Is Wedding Photography “The Soul of your Wedding Day Documented”? Behind the Lens with Rahul Khona
11 May 2015
Could photography be your most important investment? We go behind the lens with Asian wedding photographer Rahul to find out
“I wish I could see more than the 4 photographs I have of my parents’ wedding, it would be amazing to see images of all my family on that day,” says London-based wedding photographer, Rahul Khona.
When all is said and done, he says, is it not the photographs that you look back on, or that future generations will look back on? It’s capturing those passing special moments, the emotions of the day that are important to Rahul. And perhaps there’s a lesson to be learnt in that for all brides and grooms-to-be caught-up in the details – is it not the emotions, not the colour scheme, that you and your guests will remember?
How would you describe your style of photography?
My style of photography is all about moments, I wouldn't say my style fits in with documentary or photojournalism, or any other terminology used nowadays. I love to capture moments, that remind you of how you felt at that time, how your family and loved ones around you felt, moments that fly by in an instant. I love to create gorgeous portraits too, sometimes with an editorial, fashion feel.
How did you start out in wedding photography?
I used to be a graphic designer, but I started to notice how wedding photography was becoming more documentary and natural, something that I connected with, and I loved looking at some of my friends’ wedding albums. So I started off assisting an established photographer for over a year, shooting weddings alongside him every weekend, before finally forming my own path.
Who are your ideal clients?
Fun, relaxed couples are my ideal clients. People that connect with me and I connect with them. In the beginning it was hard to find my 'ideal' clients, but as time went on, I found clients that I connected with and vice versa. Now so many of my clients are good friends, we still stay in touch, and even go out for a drink together.
Can you choose a picture that encapsulates everything you want to achieve in a wedding photograph? Tell us what it is about this image that you love.
This image of the groom and his 85+ yr old grandmother hugging is one of my favourite images to date. I know the groom has a canvas of this image in his home too. It captures everything about how they were both feeling, and everyone around them. For me this image depicts what my wedding photography is all about. This is a moment, moments I strive to capture every time I shoot a wedding.
Photographers seem to inject a lot of their personality into their work… what are your inspirations?
I love watching TV series and films, I always look out for how they lit a scene, or why they chose to include all the information they did in that scene. I've learnt a lot about light through watching television and film, and I think that shows in my work too. I’m also influenced by fashion portraits, in magazines or books, or posters for designers.
How far in advance should those interested look to book you? Do couples stand a chance of booking you last minute?
Most people book around 8 months in advance of their wedding date. I book around 10% of my weddings last minute. I don't take bookings more than 10 months in advance from their wedding date.

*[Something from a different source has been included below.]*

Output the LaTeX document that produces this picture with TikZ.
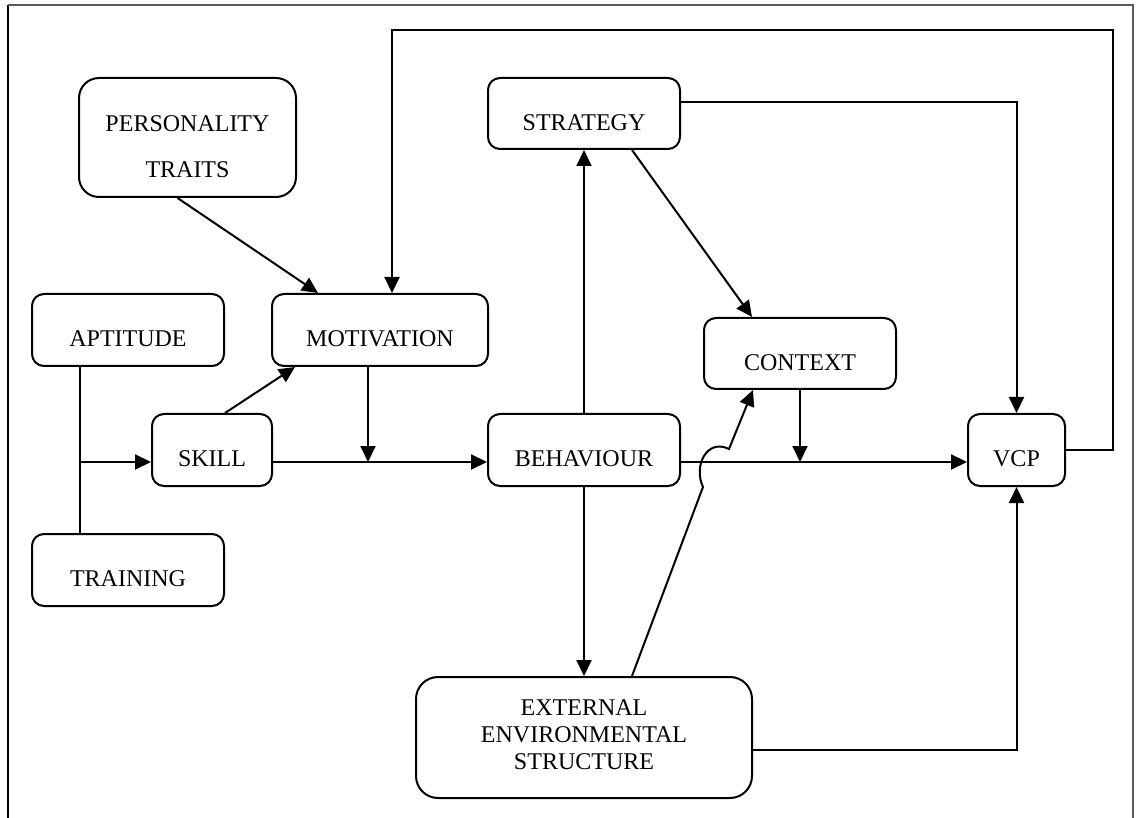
\documentclass[tikz,border=0pt]{standalone}
\usepackage{fontspec}
\setmainfont{Liberation Serif}
\usetikzlibrary{arrows.meta}
% strut that lowers a single line of capitals below the box centre
\newcommand{\capstrut}{\rule{0pt}{34pt}}
\begin{document}
\begin{tikzpicture}[x=1pt,y=-1pt,
  box/.style={draw, line width=2pt, rounded corners=12pt, inner sep=0pt,
              align=center, font=\fontsize{24}{27}\selectfont},
  link/.style={line width=2pt},
  arrow/.style={link, -{Triangle[length=16pt,width=15pt]}},
  frameline/.style={line width=1.5pt},
]
\useasboundingbox (0,0) rectangle (1136,818);

% open page frame
\draw[frameline, black, line width=2.2pt] (8,818) -- (8,5);
\draw[frameline, black!65] (8,5) -- (1133,5) -- (1133,818);

% boxes
\node[box, minimum width=217pt, minimum height=119pt, rounded corners=20pt] (pers) at (187.5,137.5)
  {\rule{0pt}{35pt}PERSONALITY\\[19pt]TRAITS};
\node[box, minimum width=192pt, minimum height=72pt] (apt) at (128,330) {\capstrut APTITUDE};
\node[box, minimum width=216pt, minimum height=72pt] (mot) at (380,330) {\capstrut MOTIVATION};
\node[box, minimum width=120pt, minimum height=72pt] (skill) at (212,450) {\capstrut SKILL};
\node[box, minimum width=192pt, minimum height=72pt] (trn) at (128,570) {\capstrut TRAINING};
\node[box, minimum width=192pt, minimum height=71pt] (str) at (584,113.5) {\capstrut STRATEGY};
\node[box, minimum width=192pt, minimum height=71pt] (ctx) at (800,353.5) {\capstrut CONTEXT};
\node[box, minimum width=192pt, minimum height=72pt] (beh) at (584,450) {\capstrut BEHAVIOUR};
\node[box, minimum width=97pt, minimum height=72pt] (vcp) at (1016.5,450) {\capstrut VCP};
\node[box, minimum width=336pt, minimum height=121pt, rounded corners=22pt] (ext) at (584,737.5)
  {EXTERNAL\\ENVIRONMENTAL\\STRUCTURE\rule[-5pt]{0pt}{5pt}};

% junction points on the lines
\coordinate (aptline) at (80,462);
\coordinate (motjoin) at (368,462);
\coordinate (ctxjoin) at (800,462);
\coordinate (loopcorner) at (1113,30);
\coordinate (hopA) at (703,487);
\coordinate (hopB) at (729,449);

% aptitude and training feed skill
\draw[link] ([xshift=-48pt]apt.south) -- ([xshift=-48pt]trn.north);
\draw[arrow] (aptline) -- ([yshift=-12pt]skill.west);

% influences on motivation
\draw[arrow] ([xshift=-10pt]pers.south) -- ([xshift=-62pt]mot.north);
\draw[arrow] ([xshift=13pt]skill.north) -- ([xshift=-85pt]mot.south);
\draw[arrow] (vcp.east) -| (loopcorner) -| ([xshift=12pt]mot.north);

% main chain towards behaviour and vcp
\draw[arrow] ([yshift=-12pt]skill.east) -- ([yshift=-12pt]beh.west);
\draw[arrow] ([xshift=-12pt]mot.south) -- (motjoin);
\draw[arrow] ([yshift=-12pt]beh.east) -- ([yshift=-12pt]vcp.west);
\draw[arrow] (ctx.south) -- (ctxjoin);

% behaviour, strategy and environment
\draw[arrow] (beh.north) -- (str.south);
\draw[arrow] (beh.south) -- (ext.north);
\draw[arrow] ([xshift=48pt]str.south) -- ([xshift=-48pt]ctx.north);
\draw[arrow] ([yshift=11.5pt]str.east) -| (vcp.north);
\draw[arrow] ([yshift=-12.5pt]ext.east) -| (vcp.south);

% environment to context, hopping over the behaviour line
\draw[arrow] ([xshift=48pt]ext.north) -- (hopA)
  .. controls (693,466) and (707,438) .. (hopB) -- ([xshift=-47pt]ctx.south);
\end{tikzpicture}
\end{document}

What’s the most challenging part of photographing a wedding?
Staying focussed for the whole day, I mainly shoot Asian weddings, which can be 15 hour days – it can be hard to stay mentally focussed throughout, but I always give it my best too.
What’s your opinion on the controversial ‘group shots’ – can you give us an example of yours?
I think group shots are important. I don't mind doing them – I actually find it relaxing, in some strange way. It's awesome to have images with your family and friends. I always tell my couples to allocate enough time for their group photographs, and make sure someone such as the best man or maid of honour, is there to round the relevant people up.
What’s been your most memorable wedding to photograph, and why?
One of my very first destination weddings was in Mexico. When I got the enquiry, I thought, ‘yeah right, they want me,’ but after speaking to the groom on the phone he booked me 20 minutes into our conversation. Inside I was jumping up and down, I couldn’t believe that I had booked a wedding in Mexico – I was so happy. When I documented their wedding it was truly special, although the weather elements went against the bride and groom, their family and friends around them really made up for it all. It was just an amazing celebration, one that I will never forget. I felt truly blessed to be a part of their wedding.
Can you tell us why you think wedding photography is worth the investment?
It's worth the investment because after all is said and done, it will be one of the few ways in which you can recollect your day. A way in which you can remember how you felt on the day, how your family and friends felt around you, the very soul of your wedding day documented. Even for future generations, you're documenting your life, a part of your history and that’s something I truly believe is worth investing in. I wish I could see more than the 4 photographs I have of my parents’ wedding, it would be amazing to see images of all my family on that day.